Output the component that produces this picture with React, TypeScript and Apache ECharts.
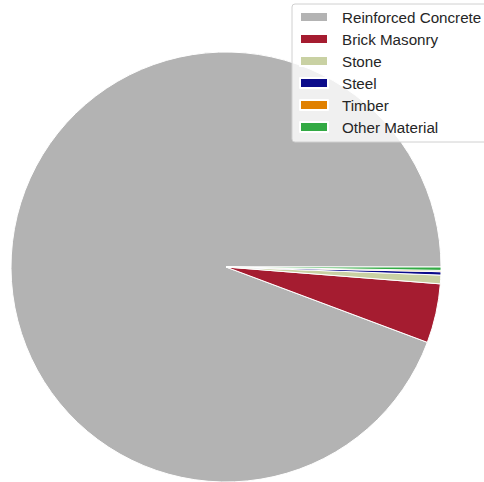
import React, { useEffect, useRef } from "react";
import * as echarts from "echarts";

const categories = ["Reinforced Concrete", "Brick Masonry", "Stone", "Steel", "Timber", "Other Material"];
const values = [94.3, 4.45, 0.65, 0.25, 0.1, 0.25];
const colors = ["#b3b3b3", "#a51c30", "#c9d1a3", "#0b0b8a", "#e08000", "#33aa44"];

export default function App() {
  const ref = useRef<HTMLDivElement>(null);
  useEffect(() => {
    if (!ref.current) return;
    const chart = echarts.init(ref.current, null, { renderer: "svg" });
    chart.setOption({
      animation: false,
      legend: {
        orient: "vertical",
        left: 292,
        top: 4,
        padding: [5, 10, 7, 7],
        itemWidth: 28,
        itemHeight: 10,
        itemGap: 6,
        icon: "rect",
        backgroundColor: "rgba(255,255,255,0.8)",
        borderColor: "#d0d0d0",
        borderWidth: 1,
        borderRadius: 3,
        textStyle: {
          fontFamily: "Liberation Sans, Arial, sans-serif",
          fontSize: 15.2,
          color: "#262626",
          lineHeight: 16,
          padding: [0, 0, 0, 9],
        },
        data: categories,
      },
      series: [
        {
          type: "pie",
          center: [226, 267],
          radius: 215,
          startAngle: 0,
          clockwise: false,
          label: { show: false },
          labelLine: { show: false },
          emphasis: { disabled: true },
          itemStyle: { borderColor: "#ffffff", borderWidth: 1 },
          data: categories.map((c, i) => ({ name: c, value: values[i], itemStyle: { color: colors[i] } })),
        },
      ],
    });
    return () => chart.dispose();
  }, []);
  return <div ref={ref} style={{ width: 484, height: 482, position: "absolute", left: 0, top: 0 }} />;
}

# Directions for this task
Extract the lines exactly, please: the first line of the listing, the line with "import * as", and every line between them, but no pictures.

# Full solution
Output the component that produces this picture with React, TypeScript and Apache ECharts.
import React, { useEffect, useRef } from "react";
import * as echarts from "echarts";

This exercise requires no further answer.